Mas essas raízes não estão fixas no Maio de 68, porque já antes tinham existido barricadas nas ruas de Paris, e a rebeldia e o inconformismo não foram inventados pelos jovens parisienses em 1968, defende.

"Como conheci operários portugueses e espanhóis que estiveram envolvidos nas manifestações e barricadas de Paris e que em junho voltaram para as obras, quando os estudantes foram de férias, tenho uma visão um pouco diferente desse tal inconformismo do Maio de 68".

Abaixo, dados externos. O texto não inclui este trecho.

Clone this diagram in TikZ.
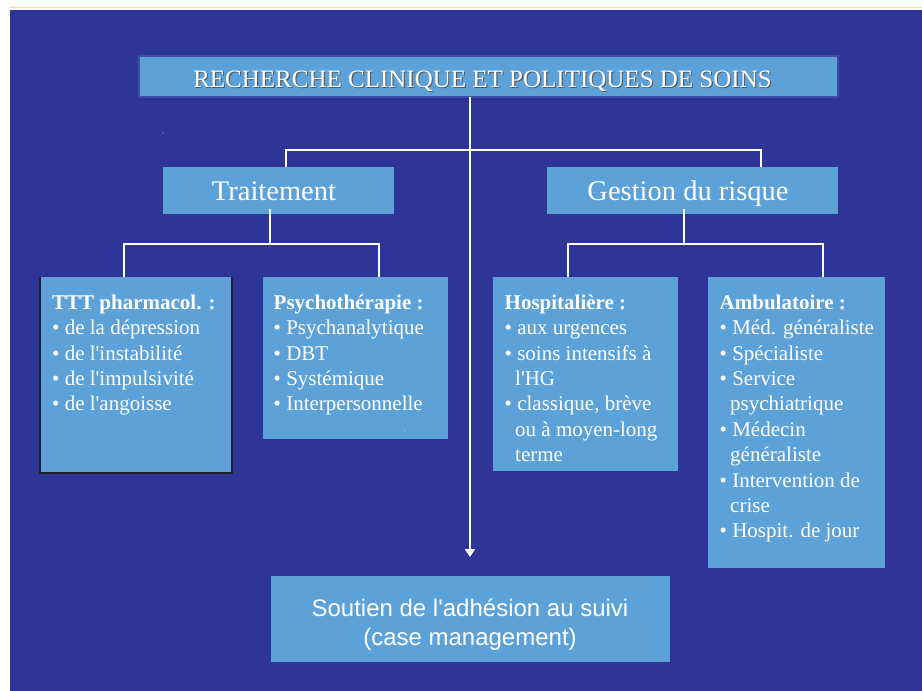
\documentclass[tikz,border=0pt]{standalone}
\usepackage{fontspec}
\setmainfont{Liberation Serif}[Ligatures=TeXOff]
\newfontfamily\sansf{Liberation Sans}[Ligatures=TeXOff]
\usetikzlibrary{arrows.meta,calc}
\definecolor{bgblue}{RGB}{47,53,150}
\definecolor{boxblue}{RGB}{92,162,216}
\definecolor{titleborder}{RGB}{58,78,165}
\definecolor{boxedge}{RGB}{32,32,40}
\begin{document}
\begin{tikzpicture}[x=1pt,y=-1pt,
  box/.style={fill=boxblue, draw=none, inner sep=0pt, outer sep=0pt, anchor=north west},
  conn/.style={draw=white, line width=2pt},
  body/.style={text=white, inner sep=0pt, anchor=north west, align=left, font=\fontsize{21}{25.4}\selectfont},
  head/.style={text=white, inner sep=0pt, anchor=base, font=\fontsize{28.5}{34}\selectfont},
  titletext/.style={inner sep=0pt, anchor=base, font=\fontsize{25}{30}\selectfont}
]
\useasboundingbox (0,0) rectangle (922,691);
\fill[white] (0,0) rectangle (922,691);
\fill[bgblue] (10,10) rectangle (922,691);
\draw[orange!35, line width=0.8pt] (10,7.5) -- (922,7.5);

% boxes
\node[box, draw=titleborder, line width=1.5pt, minimum width=699pt, minimum height=41pt] (T) at (139,56) {};
\node[box, minimum width=231pt, minimum height=47pt] (Tr) at (163,167) {};
\node[box, minimum width=291pt, minimum height=47pt] (G) at (547,167) {};
\node[box, minimum width=192pt, minimum height=196pt] (P1) at (40,277) {};
\node[box, minimum width=185pt, minimum height=162pt] (P2) at (263,277) {};
\node[box, minimum width=185pt, minimum height=194pt] (P3) at (493,277) {};
\node[box, minimum width=177pt, minimum height=291pt] (P4) at (708,277) {};
\node[box, minimum width=399pt, minimum height=86pt] (S) at (271,576) {};
\draw[boxedge, line width=1.8pt] (P1.north west) -- (P1.south west) -- (P1.south east) -- (P1.north east);

% title text with shadow
\node[titletext, text=black!65] (Tsh) at (483.6,88.1) {RECHERCHE CLINIQUE ET POLITIQUES DE SOINS};
\node[titletext, text=white] (Tt) at (482.5,87) {RECHERCHE CLINIQUE ET POLITIQUES DE SOINS};

% headings
\node[head] (TrT) at (274,200.5) {Traitement};
\node[head] (GT) at (688,200.5) {Gestion du risque};

% body texts
\node[body] (P1t) at (52,294.5) {\textbf{TTT pharmacol. :}\\• de la dépression\\• de l'instabilité\\• de l'impulsivité\\• de l'angoisse};
\node[body] (P2t) at (273.5,294.5) {\textbf{Psychothérapie :}\\• Psychanalytique\\• DBT\\• Systémique\\• Interpersonnelle};
\node[body] (P3t) at (504.5,294.5) {\textbf{Hospitalière :}\\• aux urgences\\• soins intensifs à\\\hspace*{0.5em}l'HG\\• classique, brève\\\hspace*{0.5em}ou à moyen-long\\\hspace*{0.5em}terme};
\node[body] (P4t) at (719.5,294.5) {\textbf{Ambulatoire :}\\• Méd. généraliste\\• Spécialiste\\• Service\\\hspace*{0.5em}psychiatrique\\• Médecin\\\hspace*{0.5em}généraliste\\• Intervention de\\\hspace*{0.5em}crise\\• Hospit. de jour};
\node[text=white, inner sep=0pt, align=center, font=\sansf\fontsize{24}{29}\selectfont] (St) at (470,625) {Soutien de l'adhésion au suivi\\(case management)};

% connectors
\coordinate (jL) at (286,150);
\coordinate (jR) at (761,150);
\draw[conn] (Tr.north -| jL) -- (jL) -- (jR) -- (G.north -| jR);
\coordinate (tip) at (470,557);
\draw[conn, -{Triangle[width=10pt,length=8pt]}] (T.south -| tip) -- (tip);

\coordinate (tA) at (270,244);
\coordinate (tL) at (124,244);
\coordinate (tR) at (379,244);
\draw[conn] ($(Tr.south -| tA)+(0,-5)$) -- (tA);
\draw[conn] (P1.north -| tL) -- (tL) -- (tR) -- (P2.north -| tR);

\coordinate (gA) at (684,244);
\coordinate (gL) at (568,244);
\coordinate (gR) at (823,244);
\draw[conn, line width=1.4pt] ($(G.south -| gA)+(0,-5)$) -- (gA);
\draw[conn] (P3.north -| gL) -- (gL) -- (gR) -- (P4.north -| gR);

% stray dots
\fill[white!60!bgblue] (163,133) circle (0.6);
\fill[white!60!boxblue] (405,431) circle (0.7);
\end{tikzpicture}
\end{document}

Entre as obras que a Letra Livre publica, e que tiveram influência no movimento de estudantes, contam-se Marcuse, Debord, Vaneigem e Lefebvre, ou Fanon, entre outros, mas essa opção editorial tem mais a ver com o interesse dos editores "em difundir o pensamento crítico contemporâneo".

Eduardo de Sousa sublinha que algumas dessas obras, como "Arte de Viver para a Geração Nova", de Raoul Vaneigem, membro da Internacional Situacionista, e "O Homem Unidimensional", de Herbert Marcuse, "tiveram de facto influência direta no discurso radical dos anos 60", mesmo que não se tenham esgotado nesses acontecimentos e "mantenham toda a sua pertinência na crítica do capitalismo e da sociedade de consumo atual".

São livros que se vendem pouco, admite, mas o objetivo não é constar das listas dos 'bestsellers', mas antes "difundir obras que ajudem a pensar a nossa condição humana e a sociedade em que vivemos", até porque "é fundamental manter esta resistência editorial contra o nosso tempo".